Seeing that the warlord regime they supported was tottering in the sweep of the revolutionary tide, the imperialist forces hastily looked for new agents and finally picked Chiang Kai-shek who had worked his way into the position of Commander-in-Chief of the National Revolutionary Army". In April 1927, at a crucial moment in the forward advance of the Northern Expeditionary War, Chiang staged, with the active support of the big bourgeoisie and landlord class, a counter-revolutionary coup d'etat against the Chinese Communist Party and the revolutionary people.

(3) Zhong Wenxian, Mao Zedong (1986)

In June 1923 Mao Zedong attended the Third National Congress of the Chinese Communist Party, which adopted the policy of cooperation with the Kuomintang, then led by Dr Sun Yat-sen, for the purpose of forming a national anti-imperialist and anti-feudal united front to include all democratic classes. The congress also decided that all members of the Communist Party were to join the Kuomintang as individuals. Elected a member of the Central Executive Committee by the congress, Mao Zedong began to play a role in the work of the central leadership. After the Kuomintang-Communist cooperation was brought about, he was elected an alternate member of the Central Executive Committee of the Kuomintang at its First and Second National Congresses, held in January 1924 and January 1926.
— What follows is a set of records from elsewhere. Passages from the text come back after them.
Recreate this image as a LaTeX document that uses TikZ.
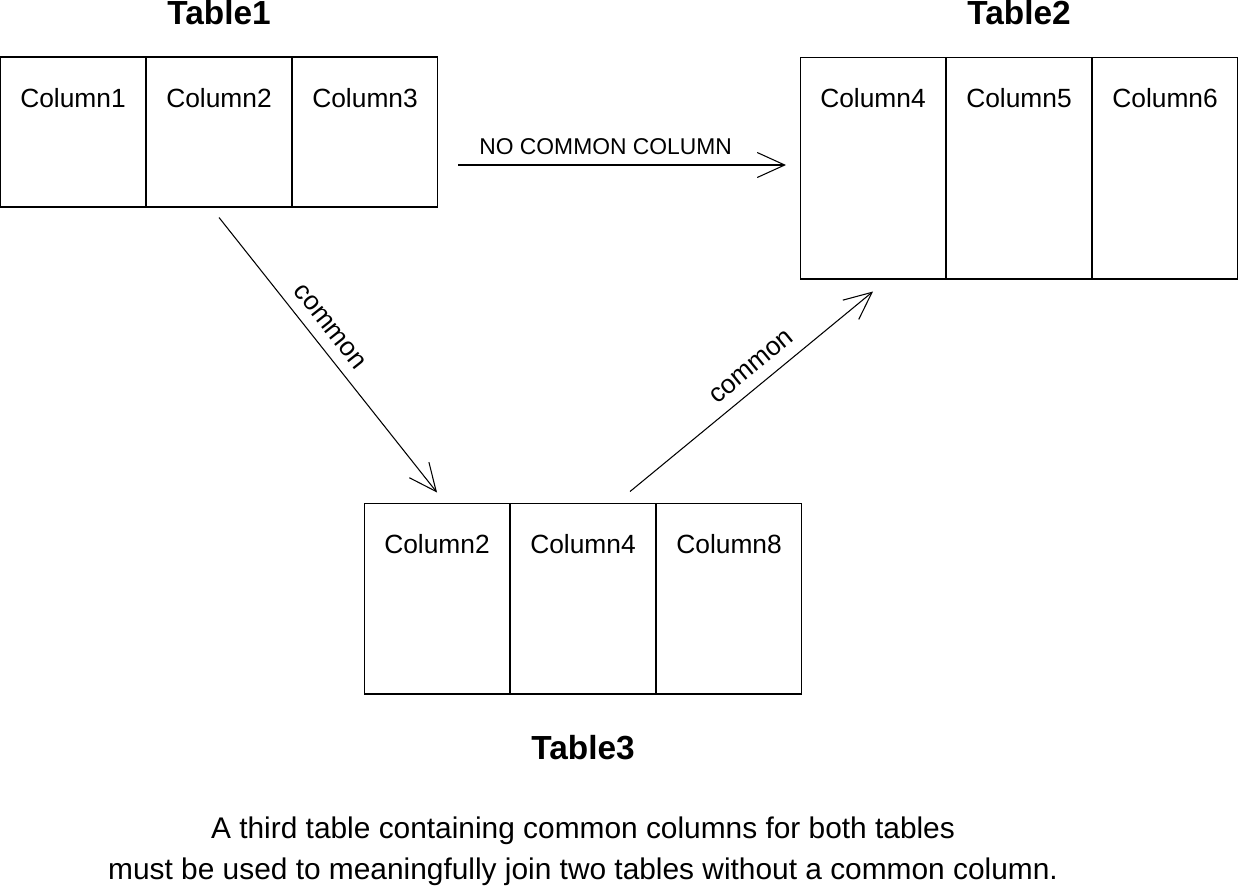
\documentclass[tikz,border=0pt]{standalone}
\usepackage{fontspec}
\setmainfont{Liberation Sans}
\usetikzlibrary{arrows.meta,positioning,calc}

\begin{document}
\begin{tikzpicture}[
    x=0.02cm, y=-0.02cm,
    line width=0.6pt,
    cell/.style={rectangle, draw, minimum width=2.9cm, inner sep=0pt},
    colname/.style={anchor=center, yshift=-0.84cm, font=\fontsize{15}{18}\selectfont},
    tname/.style={inner sep=0pt, font=\fontsize{19}{22}\selectfont\bfseries},
    arrow/.style={-{Straight Barb[length=5.5mm,width=5mm]}},
    lbl/.style={sloped, above=3pt, font=\fontsize{15}{18}\selectfont},
    note/.style={inner sep=0pt, align=center, font=\fontsize{17}{23}\selectfont}
]
    \useasboundingbox (0,0) rectangle (1238,887);

    % Table1
    \node[cell, minimum height=3cm, label={[colname]north:Column1}] (t1c1) at (73,132) {};
    \node[cell, minimum height=3cm, right=0pt of t1c1, label={[colname]north:Column2}] (t1c2) {};
    \node[cell, minimum height=3cm, right=0pt of t1c2, label={[colname]north:Column3}] (t1c3) {};
    \node[tname, above=0.62cm of t1c2] (t1name) {Table1};

    % Table2
    \node[cell, minimum height=4.44cm, label={[colname]north:Column4}] (t2c1) at (873,168) {};
    \node[cell, minimum height=4.44cm, right=0pt of t2c1, label={[colname]north:Column5}] (t2c2) {};
    \node[cell, minimum height=4.44cm, right=0pt of t2c2, label={[colname]north:Column6}] (t2c3) {};
    \node[tname, above=0.62cm of t2c2] (t2name) {Table2};

    % Table3
    \node[cell, minimum height=3.82cm, label={[colname]north:Column2}] (t3c1) at (437,598.5) {};
    \node[cell, minimum height=3.82cm, right=0pt of t3c1, label={[colname]north:Column4}] (t3c2) {};
    \node[cell, minimum height=3.82cm, right=0pt of t3c2, label={[colname]north:Column8}] (t3c3) {};
    \node[tname, below=0.8cm of t3c2] (t3name) {Table3};

    \node[note, below=2.44cm of t3c2] (note) {A third table containing common columns for both tables\\
        must be used to meaningfully join two tables without a common column.};

    \draw[arrow] ([xshift=0.4cm,yshift=-0.66cm]t1c3.east) -- ([xshift=-0.28cm,yshift=-0.66cm]t1c3.east -| t2c1.west)
        node[pos=0.45, above=2pt, font=\fontsize{13}{16}\selectfont] {NO COMMON COLUMN};
    \draw[arrow] ([yshift=-0.2cm]t1c2.south) -- ([yshift=0.2cm]t3c1.north)
        node[lbl, pos=0.44] {common};
    \draw[arrow] ([xshift=-0.52cm,yshift=0.22cm]t3c2.north east) -- ([yshift=-0.24cm]t2c1.south)
        node[lbl, pos=0.55] {common};
\end{tikzpicture}
\end{document}
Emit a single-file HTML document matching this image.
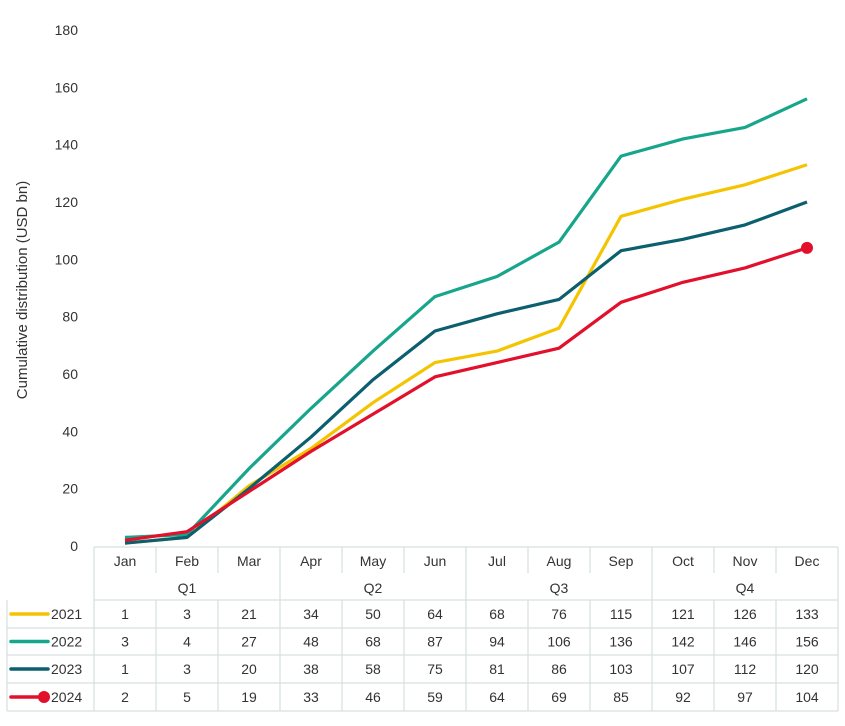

(4) Sun Yat-sen, letter to the Kuomintang (1925)

For 40 years I have devoted myself to the cause of the people's revolution with but one end in view: the elevation of China to a position of freedom and equality among the nations. My experience during these 40 years has convinced me that to attain this goal we must bring about an awakening of our own people and ally ourselves in common struggle with those people of the world who treat us as equals.

(5) Sun Yat-sen, letter to Joseph Stalin and the Soviet Communist Party (1925)

I leave behind me a party which, as has always been my wish, will be bound up with you in the historic work of the final liberation of China and other exploited nations from the imperialist order. By the will of fate, I must leave my work unfinished and hand it over to those who, remaining true to the principles and teachings of the party, will show themselves to be my true followers.

Taking leave of you, dear comrades, I want to express the hope that the day will come when the U.S.S.R. will welcome a friend and ally in a mighty, free China, and that in the great struggle for the liberation of the oppressed peoples of the world, both these allies will go forward to victory hand in hand.

(6) Mao Zedong, interviewed by Edgar Snow in Red Star Over China (1936)

In April the counter-revolutionary movement had begun in Nanjing and Shanghai, and a general massacre of organized workers had taken place under Chiang Kai-shek. The same measures were carried out in Guangzhou. On May 21 the Xu Kexiang Uprising occurred in Hunan. Scores of peasants and workers were killed by the reactionaries. Shortly afterward the 'Left' Kuomintang at Wuhan annulled its agreement with the Communists and 'expelled' them from the Kuomintang and from a Government which quickly ceased to exist.

Many Communist leaders were now ordered by the Party to leave the country, go to Russia or Shanghai or places of safety. I was ordered to go to Sichuan. I persuaded Chen Duxiu to send me to Hunan instead, as secretary of the Provincial Committee, but after ten days he ordered me hastily to return, accusing me of organizing an uprising against Tang Shengzhi, then in command at Wuhan. The affairs of the Party were now in a chaotic state. Nearly everyone was opposed to. Chen Duxiu's leadership and his opportunist line. The collapse of the entente at Wuhan soon afterward brought about his downfall.

(7) Su Kaiming, Modern China (1985)

After setting up his military headquarters at Nanchang, the capital of Jiangxi Province, Chiang Kai-shek considered himself strong enough to defy the authority of the revolutionary Nationalist government at Wuhan, which was then dominated by Kuomintang left-wingers (including Mme. Sun Yat-sen) and Communists. In January 1927, he demanded that the government be moved from Wuhan to Nanchang, where he was in complete control. In reply, the central committee of the Kuomintang at Wuhan took away his leading positions in the party, government and army in an attempt to prevent him from seizing all power.

Bankers from Shanghai, politicians representing various warlord governments and the agents of foreign imperialists all converged on Nanchang to offer Chiang their help. In secret talks he was promised a loan of 60,000,000 Chinese dollars if he would break with the Communists and the Soviet Union and suppress the peasants and workers. Chiang quickly agreed.

In the early hours of April 12, 1927, thousands of thugs from the underworld Green Gang came out of the International Settlement disguised as workers to attack the workers' armed militia. Pretending to oppose "internal dissension among the workers", Chiang Kai-shek ordered his troops to disarm the workers and occupy the headquarters of the General Trade Union, where a spurious union composed of underworld figures was immediately set up. Next day the Shanghai workers called a mass rally and demanded the return of their weapons. Unaware that Chiang Kai-shek had turned against the revolution, they went to the General Headquarters of the Northern Expeditionary Army to present their petition, only to be mowed down by machine-gun fire. The blood of hundreds of workers stained the rain-washed streets of Shanghai red.